#### Stated goal:
Leave out the pictures and retype only the lines from the opening line to the line that holds "0.11, 0.09, 0.08]", both ends included.

#### Data provided:
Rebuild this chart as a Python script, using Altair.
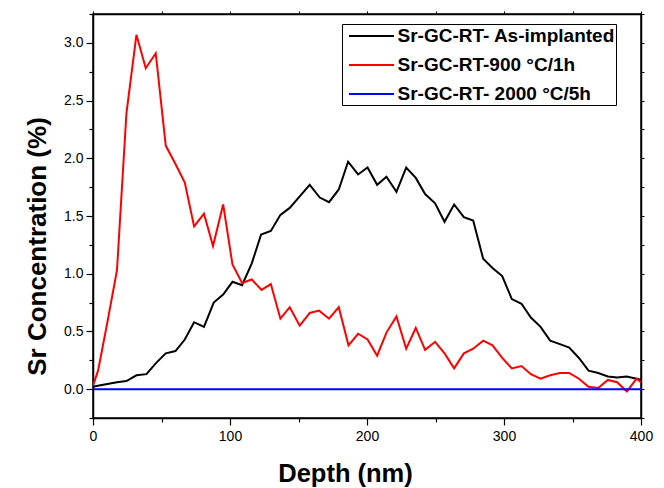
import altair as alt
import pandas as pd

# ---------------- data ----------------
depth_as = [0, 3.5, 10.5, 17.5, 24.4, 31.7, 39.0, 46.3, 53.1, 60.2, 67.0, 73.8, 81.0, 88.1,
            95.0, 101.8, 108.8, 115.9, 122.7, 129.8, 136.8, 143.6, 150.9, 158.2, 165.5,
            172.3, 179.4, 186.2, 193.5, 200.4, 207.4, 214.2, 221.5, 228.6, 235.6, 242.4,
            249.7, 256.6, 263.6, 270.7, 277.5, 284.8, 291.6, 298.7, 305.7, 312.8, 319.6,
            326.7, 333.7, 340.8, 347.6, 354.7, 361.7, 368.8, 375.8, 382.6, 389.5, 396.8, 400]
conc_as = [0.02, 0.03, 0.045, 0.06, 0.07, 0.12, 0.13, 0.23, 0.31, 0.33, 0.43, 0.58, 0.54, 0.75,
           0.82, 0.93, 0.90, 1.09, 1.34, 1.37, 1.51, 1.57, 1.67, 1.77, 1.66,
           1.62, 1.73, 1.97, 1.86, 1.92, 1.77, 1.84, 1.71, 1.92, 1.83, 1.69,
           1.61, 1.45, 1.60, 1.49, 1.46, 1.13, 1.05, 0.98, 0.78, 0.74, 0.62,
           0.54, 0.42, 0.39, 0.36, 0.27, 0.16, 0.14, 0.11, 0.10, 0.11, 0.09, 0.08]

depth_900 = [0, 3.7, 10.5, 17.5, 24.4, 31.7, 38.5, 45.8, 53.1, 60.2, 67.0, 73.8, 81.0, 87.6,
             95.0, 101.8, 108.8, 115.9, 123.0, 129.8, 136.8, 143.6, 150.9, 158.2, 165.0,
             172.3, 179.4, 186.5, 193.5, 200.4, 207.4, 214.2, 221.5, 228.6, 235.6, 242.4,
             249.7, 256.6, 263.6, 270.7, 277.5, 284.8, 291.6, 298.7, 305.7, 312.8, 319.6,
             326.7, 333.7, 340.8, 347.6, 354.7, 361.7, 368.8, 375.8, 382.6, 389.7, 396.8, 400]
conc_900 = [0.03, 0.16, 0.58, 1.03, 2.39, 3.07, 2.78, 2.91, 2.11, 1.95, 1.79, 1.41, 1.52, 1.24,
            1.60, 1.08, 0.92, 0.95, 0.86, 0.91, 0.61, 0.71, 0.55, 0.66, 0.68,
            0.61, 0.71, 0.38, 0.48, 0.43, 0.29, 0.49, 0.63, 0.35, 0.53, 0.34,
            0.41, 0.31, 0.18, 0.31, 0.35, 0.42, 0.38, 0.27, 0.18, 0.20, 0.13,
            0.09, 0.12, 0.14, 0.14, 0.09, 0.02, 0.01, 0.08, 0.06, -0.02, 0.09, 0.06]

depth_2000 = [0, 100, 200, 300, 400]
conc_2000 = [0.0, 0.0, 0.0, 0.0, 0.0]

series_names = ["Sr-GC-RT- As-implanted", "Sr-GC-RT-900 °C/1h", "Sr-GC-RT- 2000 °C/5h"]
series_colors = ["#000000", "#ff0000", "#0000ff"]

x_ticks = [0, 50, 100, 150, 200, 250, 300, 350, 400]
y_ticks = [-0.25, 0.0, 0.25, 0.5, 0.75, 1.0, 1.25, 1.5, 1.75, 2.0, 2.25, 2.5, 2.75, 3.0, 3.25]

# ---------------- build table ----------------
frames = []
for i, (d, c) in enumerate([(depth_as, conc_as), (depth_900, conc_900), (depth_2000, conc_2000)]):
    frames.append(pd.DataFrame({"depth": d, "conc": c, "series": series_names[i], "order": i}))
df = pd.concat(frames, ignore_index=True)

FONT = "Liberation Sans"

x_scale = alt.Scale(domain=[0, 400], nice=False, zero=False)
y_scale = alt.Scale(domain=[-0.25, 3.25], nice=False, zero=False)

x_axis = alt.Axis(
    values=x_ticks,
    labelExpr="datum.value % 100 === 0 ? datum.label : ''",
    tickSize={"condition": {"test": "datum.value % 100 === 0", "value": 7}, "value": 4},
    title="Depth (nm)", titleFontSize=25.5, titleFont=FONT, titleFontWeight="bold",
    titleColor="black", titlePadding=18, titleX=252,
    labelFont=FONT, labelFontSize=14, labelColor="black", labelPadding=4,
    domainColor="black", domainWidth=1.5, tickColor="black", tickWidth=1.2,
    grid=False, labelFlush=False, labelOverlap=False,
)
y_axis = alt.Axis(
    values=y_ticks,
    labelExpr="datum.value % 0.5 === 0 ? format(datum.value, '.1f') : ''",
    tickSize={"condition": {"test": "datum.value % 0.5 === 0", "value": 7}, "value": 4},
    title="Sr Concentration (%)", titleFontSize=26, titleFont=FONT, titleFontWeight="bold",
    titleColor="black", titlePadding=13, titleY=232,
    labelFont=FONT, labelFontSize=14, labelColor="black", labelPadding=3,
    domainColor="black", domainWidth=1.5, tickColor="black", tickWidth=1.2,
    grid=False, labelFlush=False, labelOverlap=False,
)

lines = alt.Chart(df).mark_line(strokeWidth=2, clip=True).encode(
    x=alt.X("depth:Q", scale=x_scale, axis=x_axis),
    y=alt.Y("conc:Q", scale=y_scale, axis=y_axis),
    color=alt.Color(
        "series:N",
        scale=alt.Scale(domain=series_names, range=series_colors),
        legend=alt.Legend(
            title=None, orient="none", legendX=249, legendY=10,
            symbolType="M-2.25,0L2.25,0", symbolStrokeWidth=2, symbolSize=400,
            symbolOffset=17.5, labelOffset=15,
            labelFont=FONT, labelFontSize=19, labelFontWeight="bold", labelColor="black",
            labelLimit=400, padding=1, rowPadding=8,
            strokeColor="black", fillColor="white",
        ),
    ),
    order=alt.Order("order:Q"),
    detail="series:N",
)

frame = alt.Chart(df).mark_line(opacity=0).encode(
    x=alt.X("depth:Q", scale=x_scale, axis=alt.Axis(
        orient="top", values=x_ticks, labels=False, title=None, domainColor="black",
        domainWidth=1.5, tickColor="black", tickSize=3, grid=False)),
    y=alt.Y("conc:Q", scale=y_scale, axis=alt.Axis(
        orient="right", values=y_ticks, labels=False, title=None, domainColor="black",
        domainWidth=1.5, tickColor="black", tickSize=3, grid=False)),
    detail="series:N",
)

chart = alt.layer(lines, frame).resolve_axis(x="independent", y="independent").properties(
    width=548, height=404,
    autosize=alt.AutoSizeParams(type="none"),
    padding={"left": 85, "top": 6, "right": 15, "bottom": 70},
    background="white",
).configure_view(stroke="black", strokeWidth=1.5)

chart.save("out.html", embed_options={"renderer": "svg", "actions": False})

#### Response to this exercise:
Rebuild this chart as a Python script, using Altair.
import altair as alt
import pandas as pd

# ---------------- data ----------------
depth_as = [0, 3.5, 10.5, 17.5, 24.4, 31.7, 39.0, 46.3, 53.1, 60.2, 67.0, 73.8, 81.0, 88.1,
            95.0, 101.8, 108.8, 115.9, 122.7, 129.8, 136.8, 143.6, 150.9, 158.2, 165.5,
            172.3, 179.4, 186.2, 193.5, 200.4, 207.4, 214.2, 221.5, 228.6, 235.6, 242.4,
            249.7, 256.6, 263.6, 270.7, 277.5, 284.8, 291.6, 298.7, 305.7, 312.8, 319.6,
            326.7, 333.7, 340.8, 347.6, 354.7, 361.7, 368.8, 375.8, 382.6, 389.5, 396.8, 400]
conc_as = [0.02, 0.03, 0.045, 0.06, 0.07, 0.12, 0.13, 0.23, 0.31, 0.33, 0.43, 0.58, 0.54, 0.75,
           0.82, 0.93, 0.90, 1.09, 1.34, 1.37, 1.51, 1.57, 1.67, 1.77, 1.66,
           1.62, 1.73, 1.97, 1.86, 1.92, 1.77, 1.84, 1.71, 1.92, 1.83, 1.69,
           1.61, 1.45, 1.60, 1.49, 1.46, 1.13, 1.05, 0.98, 0.78, 0.74, 0.62,
           0.54, 0.42, 0.39, 0.36, 0.27, 0.16, 0.14, 0.11, 0.10, 0.11, 0.09, 0.08]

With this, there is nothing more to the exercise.